What if Disney was even teaching young girls to stay in an abusive relationship? Well, in Beauty and the Beast, isn’t the main message that if you are nice to your abuser he will change? The beast took Belle away from her father, imprisoned her and yelled at her for not obeying his orders. In the end, she excuses him and reinterprets his rage and angry personality as tender and vulnerable and falls in love with him. As said in the documentary, “Overlook the abuse, there’s a prince, it’s your job to bring it out.”

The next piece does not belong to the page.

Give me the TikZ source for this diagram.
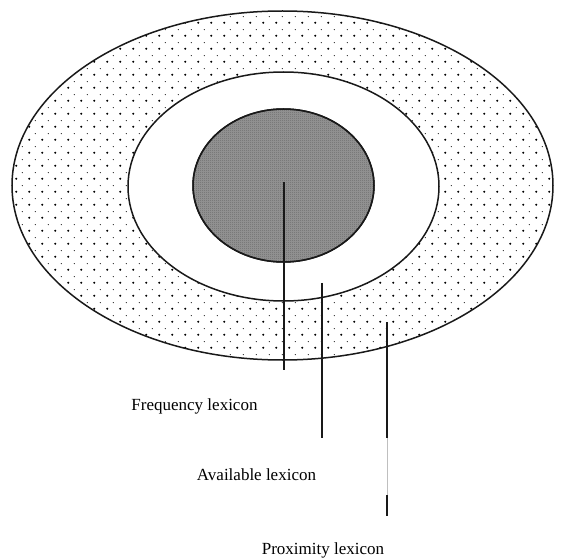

Now let’s talk about one other thing: The ‘Other’. The other? Well that sounds like a cult, or an outsider, someone who does not belong. Well you aren’t wrong. In all of their movies Disney has created a sense of the ‘other’ when representing races such as African American, Hispanic, and many more. Is this intentional? That does not matter. What matters is how we interpret the ‘other’. Typically, a hispanic character will be portrayed as a Chihuahua, such as Tito from Oliver and Company. In this video clip, ‘My Name is Panchito‘, the whole song makes fun of the stereotypically long names in the Hispanic community. The video does not teach any important facts about the Hispanic culture or the countries. So what do children learn? They learn a broad generalization that all Hispanic citizens have long names. Is that true? No, but that’s what they grow up believing. That’s what the dominant elite, the Disney Corporation, taught them.
Another example of the ‘other’ includes the hyenas in The Lion King. The hyenas are the bad guys. One political economist quoted in the “Mickey Mouse Monopoly” related the hyenas’ sounds and mannerisms to inner city minorities. She told us the story of how her son was near a carousel, not facing it, heard the children shouting and told his mother he heard the hyenas. When she turned around she realized what her son thought to be hyenas cackling were just inner city children at play. She was horrified by the similarities, what was Disney implying?
So now that I have shared all of this information to you about Disney and how their use of ideology can influences their viewers, what do you think?